*** Supplied material ***

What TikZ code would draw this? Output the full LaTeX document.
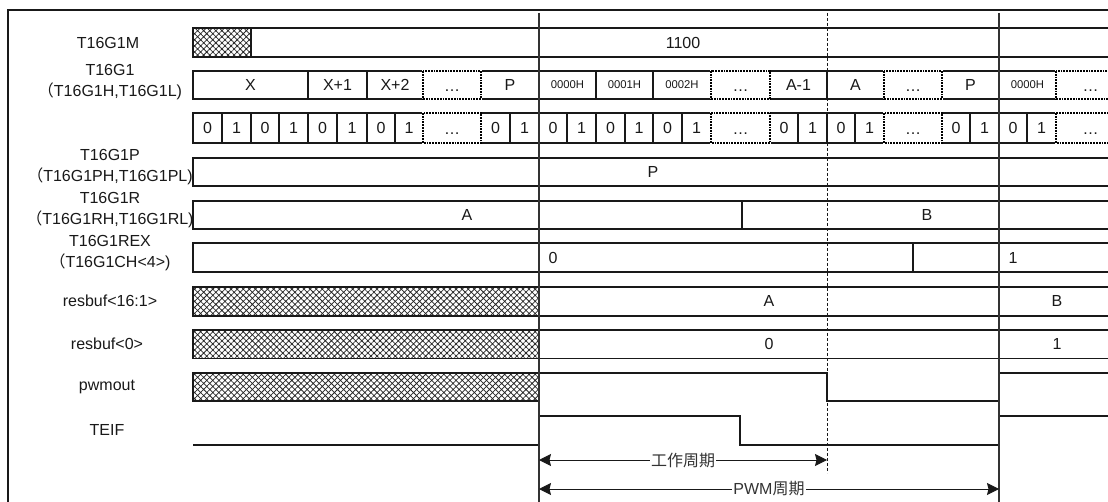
\documentclass[tikz,border=0pt]{standalone}
\usepackage{fontspec}
\setmainfont{Liberation Sans}
\newfontfamily\cjk{Noto Sans CJK SC}
\usetikzlibrary{patterns.meta,arrows.meta}
\begin{document}
\begin{tikzpicture}[x=1pt,y=-1pt,
  cellbox/.style={draw=black!90, line width=1.1pt},
  dotbox/.style={draw=white, line width=2pt,
    postaction={draw=black, line width=1.7pt, dash pattern=on 1.8pt off 1pt}},
  hatch/.style={pattern={Hatch[angle=45,distance=4.3pt,line width=0.75pt]}, pattern color=black!85},
  lbl/.style={font=\fontsize{16}{21.5}\selectfont, text=black!90, align=center, inner sep=0pt},
  val/.style={font=\fontsize{16}{19}\selectfont, text=black!90, inner sep=0pt},
  sval/.style={font=\fontsize{11.3}{13}\selectfont, text=black!90, inner sep=0pt},
  wave/.style={draw=black!90, line width=1.1pt},
  vline/.style={draw=black!80, line width=1.1pt},
  dashline/.style={draw=black!90, line width=1pt, dash pattern=on 3pt off 2pt},
  dim/.style={{Stealth[length=12pt,width=12pt,inset=1.5pt]}-{Stealth[length=12pt,width=12pt,inset=1.5pt]}, line width=1pt, black!90},
  dimlbl/.style={fill=white, inner sep=1pt, font=\fontsize{16}{19}\selectfont, text=black!80}
]
\useasboundingbox (0,0) rectangle (1108,502);
\clip (0,0) rectangle (1108,502);
\fill[white] (0,0) rectangle (1108,502);

% frame
\draw[line width=1.8pt, black!90] (8,515) -- (8,10) -- (1120,10);

% labels
\node[lbl] (l0) at (108,43) {T16G1M};
\node[lbl] (l1) at (110,82) {T16G1\\{\cjk （}T16G1H,T16G1L)};
\node[lbl] (l3) at (110,167) {T16G1P\\{\cjk （}T16G1PH,T16G1PL)};
\node[lbl] (l4) at (110,210) {T16G1R\\{\cjk （}T16G1RH,T16G1RL)};
\node[lbl] (l5) at (110,253) {T16G1REX\\{\cjk （}T16G1CH<4>)};
\node[lbl] (l6) at (110,301) {resbuf<16:1>};
\node[lbl] (l7) at (107,344) {resbuf<0>};
\node[lbl] (l8) at (107,387) {pwmout};
\node[lbl] (l9) at (107,430) {TEIF};

% row 0: T16G1M
\draw[cellbox] (193,28) rectangle (1120,57);
\draw[cellbox,hatch] (193,28) rectangle (251,57);
\node[val] (v0) at (683,43) {1100};

% row 1: T16G1
\foreach \a/\b/\t/\f in {193/308/X/val, 308/367/X+1/val, 367/423/X+2/val, 481/539/P/val,
    539/596/0000H/sval, 596/653/0001H/sval, 653/711/0002H/sval, 770/827/A-1/val,
    827/884/A/val, 942/999/P/val, 999/1056/0000H/sval}
{ \draw[cellbox] (\a,71) rectangle (\b,99);
  \node[\f] (r1-\a) at ({(\a+\b)/2},85) {\t}; }
\foreach \a/\b in {423/481, 711/770, 884/942, 1056/1125}
{ \draw[dotbox] (\a,71) rectangle (\b,99);
  \node[val] (r1d-\a) at ({(\a+\b)/2},91) {…}; }

% row 2: bits
\foreach \a/\b/\t in {193/222/0, 222/251/1, 251/279/0, 279/308/1, 308/337/0, 337/367/1,
    367/395/0, 395/423/1, 481/510/0, 510/539/1, 539/567/0, 567/596/1, 596/625/0, 625/653/1,
    653/682/0, 682/711/1, 770/798/0, 798/827/1, 827/855/0, 855/884/1, 942/970/0, 970/999/1,
    999/1027/0, 1027/1056/1}
{ \draw[cellbox] (\a,113) rectangle (\b,143);
  \node[val] (r2-\a) at ({(\a+\b)/2},128) {\t}; }
\foreach \a/\b in {423/481, 711/770, 884/942, 1056/1125}
{ \draw[dotbox] (\a,113) rectangle (\b,143);
  \node[val] (r2d-\a) at ({(\a+\b)/2},134) {…}; }

% row 3: T16G1P
\draw[cellbox] (193,158) rectangle (1120,186);
\node[val] (v3) at (653,172) {P};

% row 4: T16G1R
\draw[cellbox] (193,201) rectangle (1120,229);
\draw[cellbox] (742,201) -- (742,229);
\node[val] (v4a) at (467,215) {A};
\node[val] (v4b) at (927,215) {B};

% row 5: T16G1REX
\draw[cellbox] (193,243) rectangle (1120,272);
\draw[cellbox] (913,243) -- (913,272);
\node[val] (v5a) at (553,258) {0};
\node[val] (v5b) at (1013,258) {1};

% row 6: resbuf<16:1>
\draw[cellbox] (539,287) rectangle (1120,316);
\draw[cellbox,hatch] (193,287) rectangle (539,316);
\draw[cellbox] (999,287) -- (999,316);
\node[val] (v6a) at (769,301) {A};
\node[val] (v6b) at (1057,301) {B};

% row 7: resbuf<0>
\draw[cellbox] (539,330) rectangle (1120,358.5);
\draw[cellbox,hatch] (193,330) rectangle (539,358.5);
\draw[cellbox] (999,330) -- (999,358.5);
\node[val] (v7a) at (769,344) {0};
\node[val] (v7b) at (1057,344) {1};

% row 8: pwmout
\draw[cellbox,hatch] (193,373) rectangle (539,401);
\draw[wave] (539,373) -- (827,373) -- (827,401) -- (999,401) -- (999,373) -- (1120,373);

% row 9: TEIF
\draw[wave] (193,445) -- (539,445) -- (539,416) -- (740,416) -- (740,445) -- (999,445) -- (999,416) -- (1120,416);

% vertical guides
\draw[vline] (539,13) -- (539,515);
\draw[vline] (999,13) -- (999,515);
\draw[dashline] (827,13) -- (827,473);

% dimension arrows
\coordinate (a1) at (539,460);
\coordinate (a2) at (827,460);
\coordinate (b1) at (539,489);
\coordinate (b2) at (999,489);
\draw[dim] (a1) -- node[dimlbl] (t1) {\cjk 工作周期} (a2);
\draw[dim] (b1) -- node[dimlbl] (t2) {PWM{\cjk 周期}} (b2);
\end{tikzpicture}
\end{document}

***

**Set problem**
From the opening line of the listing above through the line bearing "(l9) at (107,430)", repeat each line exactly. Drop every picture.

**Solution to this problem**
What TikZ code would draw this? Output the full LaTeX document.
\documentclass[tikz,border=0pt]{standalone}
\usepackage{fontspec}
\setmainfont{Liberation Sans}
\newfontfamily\cjk{Noto Sans CJK SC}
\usetikzlibrary{patterns.meta,arrows.meta}
\begin{document}
\begin{tikzpicture}[x=1pt,y=-1pt,
  cellbox/.style={draw=black!90, line width=1.1pt},
  dotbox/.style={draw=white, line width=2pt,
    postaction={draw=black, line width=1.7pt, dash pattern=on 1.8pt off 1pt}},
  hatch/.style={pattern={Hatch[angle=45,distance=4.3pt,line width=0.75pt]}, pattern color=black!85},
  lbl/.style={font=\fontsize{16}{21.5}\selectfont, text=black!90, align=center, inner sep=0pt},
  val/.style={font=\fontsize{16}{19}\selectfont, text=black!90, inner sep=0pt},
  sval/.style={font=\fontsize{11.3}{13}\selectfont, text=black!90, inner sep=0pt},
  wave/.style={draw=black!90, line width=1.1pt},
  vline/.style={draw=black!80, line width=1.1pt},
  dashline/.style={draw=black!90, line width=1pt, dash pattern=on 3pt off 2pt},
  dim/.style={{Stealth[length=12pt,width=12pt,inset=1.5pt]}-{Stealth[length=12pt,width=12pt,inset=1.5pt]}, line width=1pt, black!90},
  dimlbl/.style={fill=white, inner sep=1pt, font=\fontsize{16}{19}\selectfont, text=black!80}
]
\useasboundingbox (0,0) rectangle (1108,502);
\clip (0,0) rectangle (1108,502);
\fill[white] (0,0) rectangle (1108,502);

% frame
\draw[line width=1.8pt, black!90] (8,515) -- (8,10) -- (1120,10);

% labels
\node[lbl] (l0) at (108,43) {T16G1M};
\node[lbl] (l1) at (110,82) {T16G1\\{\cjk （}T16G1H,T16G1L)};
\node[lbl] (l3) at (110,167) {T16G1P\\{\cjk （}T16G1PH,T16G1PL)};
\node[lbl] (l4) at (110,210) {T16G1R\\{\cjk （}T16G1RH,T16G1RL)};
\node[lbl] (l5) at (110,253) {T16G1REX\\{\cjk （}T16G1CH<4>)};
\node[lbl] (l6) at (110,301) {resbuf<16:1>};
\node[lbl] (l7) at (107,344) {resbuf<0>};
\node[lbl] (l8) at (107,387) {pwmout};
\node[lbl] (l9) at (107,430) {TEIF};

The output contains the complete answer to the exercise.